- **Given exercise**: Using the material below, copy every line where "seaborn" appears.
"""
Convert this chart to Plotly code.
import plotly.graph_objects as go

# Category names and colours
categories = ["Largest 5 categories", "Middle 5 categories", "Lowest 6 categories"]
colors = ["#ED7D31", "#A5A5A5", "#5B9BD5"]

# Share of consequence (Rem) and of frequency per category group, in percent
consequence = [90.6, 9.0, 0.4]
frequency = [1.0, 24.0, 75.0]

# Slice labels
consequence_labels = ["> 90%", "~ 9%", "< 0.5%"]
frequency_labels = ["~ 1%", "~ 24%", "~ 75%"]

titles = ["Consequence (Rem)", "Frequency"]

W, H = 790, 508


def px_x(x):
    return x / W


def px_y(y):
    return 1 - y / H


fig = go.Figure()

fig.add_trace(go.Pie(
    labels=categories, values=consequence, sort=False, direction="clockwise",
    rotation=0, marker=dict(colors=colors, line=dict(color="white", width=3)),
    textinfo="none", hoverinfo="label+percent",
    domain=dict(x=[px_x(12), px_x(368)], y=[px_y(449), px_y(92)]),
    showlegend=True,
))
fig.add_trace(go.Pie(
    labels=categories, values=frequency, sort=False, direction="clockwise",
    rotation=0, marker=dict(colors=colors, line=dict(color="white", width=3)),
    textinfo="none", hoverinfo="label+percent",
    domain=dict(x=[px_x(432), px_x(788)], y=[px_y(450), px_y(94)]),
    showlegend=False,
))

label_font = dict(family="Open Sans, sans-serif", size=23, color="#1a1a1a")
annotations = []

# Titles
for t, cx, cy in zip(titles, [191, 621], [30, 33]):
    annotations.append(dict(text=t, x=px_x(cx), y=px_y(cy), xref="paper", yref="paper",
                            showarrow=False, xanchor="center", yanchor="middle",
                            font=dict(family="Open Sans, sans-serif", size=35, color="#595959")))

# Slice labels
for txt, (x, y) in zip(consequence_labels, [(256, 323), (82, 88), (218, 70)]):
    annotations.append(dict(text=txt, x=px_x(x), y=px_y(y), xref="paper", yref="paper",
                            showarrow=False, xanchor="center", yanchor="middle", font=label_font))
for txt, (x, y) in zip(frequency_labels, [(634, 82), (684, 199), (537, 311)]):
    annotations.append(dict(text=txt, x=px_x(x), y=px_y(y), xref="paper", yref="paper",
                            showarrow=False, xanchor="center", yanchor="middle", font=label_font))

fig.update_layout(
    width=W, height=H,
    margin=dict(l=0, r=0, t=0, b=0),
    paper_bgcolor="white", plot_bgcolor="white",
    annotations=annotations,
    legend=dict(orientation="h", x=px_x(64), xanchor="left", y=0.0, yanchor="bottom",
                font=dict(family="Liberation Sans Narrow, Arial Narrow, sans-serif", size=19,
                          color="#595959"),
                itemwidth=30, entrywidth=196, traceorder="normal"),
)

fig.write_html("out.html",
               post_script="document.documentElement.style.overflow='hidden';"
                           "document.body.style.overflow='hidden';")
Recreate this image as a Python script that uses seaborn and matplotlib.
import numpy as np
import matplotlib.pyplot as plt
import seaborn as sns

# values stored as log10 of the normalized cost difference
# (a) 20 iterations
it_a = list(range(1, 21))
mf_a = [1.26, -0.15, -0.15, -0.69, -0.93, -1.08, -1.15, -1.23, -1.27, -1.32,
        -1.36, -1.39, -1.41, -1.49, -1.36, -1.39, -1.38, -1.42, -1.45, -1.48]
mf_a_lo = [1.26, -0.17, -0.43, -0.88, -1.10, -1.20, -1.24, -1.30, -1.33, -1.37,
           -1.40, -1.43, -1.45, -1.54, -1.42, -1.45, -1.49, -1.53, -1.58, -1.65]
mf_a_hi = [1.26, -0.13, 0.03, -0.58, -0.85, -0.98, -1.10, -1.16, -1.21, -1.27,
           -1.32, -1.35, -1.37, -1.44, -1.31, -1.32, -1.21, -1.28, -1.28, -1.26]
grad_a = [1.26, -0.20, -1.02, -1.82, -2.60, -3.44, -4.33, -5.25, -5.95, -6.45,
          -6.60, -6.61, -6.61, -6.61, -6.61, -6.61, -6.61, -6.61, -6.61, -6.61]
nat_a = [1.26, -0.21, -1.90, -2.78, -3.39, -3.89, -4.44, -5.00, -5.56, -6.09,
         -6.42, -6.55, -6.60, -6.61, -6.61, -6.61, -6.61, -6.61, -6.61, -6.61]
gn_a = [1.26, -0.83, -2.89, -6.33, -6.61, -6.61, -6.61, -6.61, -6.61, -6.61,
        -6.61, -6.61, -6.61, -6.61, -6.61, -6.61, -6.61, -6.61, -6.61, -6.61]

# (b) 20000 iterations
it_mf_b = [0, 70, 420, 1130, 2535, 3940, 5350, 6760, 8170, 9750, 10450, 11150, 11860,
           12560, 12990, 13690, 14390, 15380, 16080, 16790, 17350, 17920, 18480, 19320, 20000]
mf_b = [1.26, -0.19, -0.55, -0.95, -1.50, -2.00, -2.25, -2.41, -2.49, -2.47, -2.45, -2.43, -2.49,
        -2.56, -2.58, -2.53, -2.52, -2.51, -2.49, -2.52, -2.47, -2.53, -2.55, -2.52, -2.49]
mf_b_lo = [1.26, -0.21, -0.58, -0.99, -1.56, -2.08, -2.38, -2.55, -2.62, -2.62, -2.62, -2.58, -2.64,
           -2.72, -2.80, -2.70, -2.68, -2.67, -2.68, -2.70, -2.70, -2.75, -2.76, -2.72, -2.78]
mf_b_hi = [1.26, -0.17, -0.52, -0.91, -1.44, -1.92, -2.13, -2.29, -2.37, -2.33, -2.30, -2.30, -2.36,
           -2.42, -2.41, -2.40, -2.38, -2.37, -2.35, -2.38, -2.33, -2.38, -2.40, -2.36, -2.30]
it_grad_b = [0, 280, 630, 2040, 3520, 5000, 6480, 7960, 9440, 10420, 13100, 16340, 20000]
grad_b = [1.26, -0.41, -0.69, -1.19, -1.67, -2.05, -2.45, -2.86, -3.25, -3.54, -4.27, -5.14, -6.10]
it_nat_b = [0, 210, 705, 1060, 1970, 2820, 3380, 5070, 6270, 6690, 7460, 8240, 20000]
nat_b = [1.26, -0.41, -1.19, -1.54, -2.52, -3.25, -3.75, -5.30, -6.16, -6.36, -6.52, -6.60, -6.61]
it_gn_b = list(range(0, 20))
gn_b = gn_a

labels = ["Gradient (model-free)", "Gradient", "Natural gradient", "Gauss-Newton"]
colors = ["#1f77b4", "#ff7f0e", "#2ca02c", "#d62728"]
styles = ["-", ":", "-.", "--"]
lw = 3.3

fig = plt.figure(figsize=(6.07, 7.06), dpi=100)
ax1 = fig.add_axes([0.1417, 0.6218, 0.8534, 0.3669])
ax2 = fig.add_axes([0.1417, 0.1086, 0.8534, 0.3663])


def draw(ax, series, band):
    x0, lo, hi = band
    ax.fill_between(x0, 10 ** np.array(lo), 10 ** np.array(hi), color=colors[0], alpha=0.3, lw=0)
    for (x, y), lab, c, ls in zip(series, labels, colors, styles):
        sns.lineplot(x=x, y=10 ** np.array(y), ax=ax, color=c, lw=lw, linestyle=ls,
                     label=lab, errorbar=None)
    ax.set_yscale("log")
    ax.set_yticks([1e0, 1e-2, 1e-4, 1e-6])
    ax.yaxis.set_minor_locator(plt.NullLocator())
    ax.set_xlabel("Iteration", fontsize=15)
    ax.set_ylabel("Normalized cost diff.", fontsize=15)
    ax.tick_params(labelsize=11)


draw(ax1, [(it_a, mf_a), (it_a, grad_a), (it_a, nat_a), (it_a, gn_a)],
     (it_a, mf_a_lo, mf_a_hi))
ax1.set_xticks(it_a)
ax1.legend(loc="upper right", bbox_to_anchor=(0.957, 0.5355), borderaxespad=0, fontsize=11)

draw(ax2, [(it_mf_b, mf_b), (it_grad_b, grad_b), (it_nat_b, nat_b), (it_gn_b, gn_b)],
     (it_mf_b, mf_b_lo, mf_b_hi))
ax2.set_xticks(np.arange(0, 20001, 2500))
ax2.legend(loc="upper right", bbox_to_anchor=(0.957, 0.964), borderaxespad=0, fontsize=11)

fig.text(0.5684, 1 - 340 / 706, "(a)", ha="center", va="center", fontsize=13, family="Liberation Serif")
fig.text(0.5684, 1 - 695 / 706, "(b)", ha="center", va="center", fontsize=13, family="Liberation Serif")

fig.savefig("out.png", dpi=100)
"""
- **Completed exercise**:
Recreate this image as a Python script that uses seaborn and matplotlib.
import seaborn as sns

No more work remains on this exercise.